There's no dearth of high-quality corporate stories to keep investors interested, but a drop in valuations is likely if the international outlook worsens further

equity market, stocks, share market
Between December 2020 and February 2021, traders were supposed to maintain at least 25 per cent of the peak margin
Business Standard Editorial Comment Mumbai
3 min read Last Updated : Sep 28 2022 | 10:11 PM IST
Every major stock market has suffered net losses over the last year, but the Indian market has suffered less than most others. The S&P 500 index—the broad gauge of the US stock markets— is down 17 per cent. Frankfurt’s DAX index is down 21 per cent. The Shanghai Composite is down 15 per cent. But the Nifty is down only 4 per cent and even its US dollar-denominated twin, the Defty, is down only 12 per cent despite the depreciation in the rupee during this period. Is there a clear explanation for the relative outperformance of Indian equities? Looking a little deeper, this strength appears to be based on the optimism of domestic institutional investors. While the foreign portfolio investors have sold Rs 1.85 trillion worth of equity over the last 12 months, and retail investors have been net sellers in direct equity, domestic institutions, including mutual funds, have bought a net Rs 3.1 trillion, which has been enough to almost balance the selling pressure.

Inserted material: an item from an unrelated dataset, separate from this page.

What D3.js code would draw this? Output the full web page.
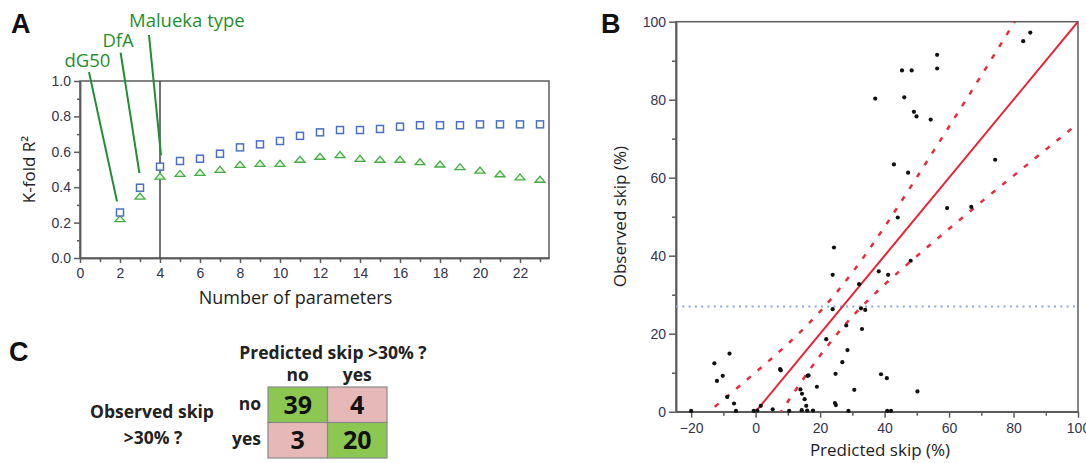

As far as equity mutual funds are concerned, the monthly inflows remain strong and those new funds have to be deployed, which means that mutual funds have to continue to buy equities. The dichotomy between retail investors selling direct equity, while investing via mutual funds is somewhat unusual—fund inflows and direct equity investment normally trend in the same direction. While some systematic investment plans (SIPs) have a minimum mandated tenure of six months, most investors have locked in for longer periods and many SIPs are still running, even though retail investors are selling direct equity holdings. There are, however, signs of a dip in fund inflows, with August 2022 registering a 10-month low and a trend of lower renewals can be seen. As far as institutions other than mutual funds are concerned, there is little in the way of attractive alternative investments. Most debt instruments look unattractive in a scenario where real interest rates are negative, and central banks are hiking rates and tightening money supply to combat inflation. Industrial metals are sliding as global demand is slowing and even precious metals are under pressure due to the strength of the dollar.

It is possible that Indian investors are not factoring in all the risks and holding on in expectation that India will do well despite the global slowdown. But while this “uncoupling” theory may be an interesting conversational point amongst retail investors, institutional investors are well aware that India is far too connected to the global economy to decouple during a down-cycle. India is a huge net energy importer; it is enduring a sharp increase in the current account deficit; growth estimates have been slashed as inflation has taken hold; and the rupee has fallen to new lows. Indian markets have always seen severe declines when the global economy is in trouble. However, if the market continues to trend down and mutual fund inflows dry up, there will be more focus on the preservation of capital rather than earning returns. While there’s no dearth of high-quality corporate stories to keep investors interested in Indian equity, a drop in valuations is likely if the international outlook worsens further.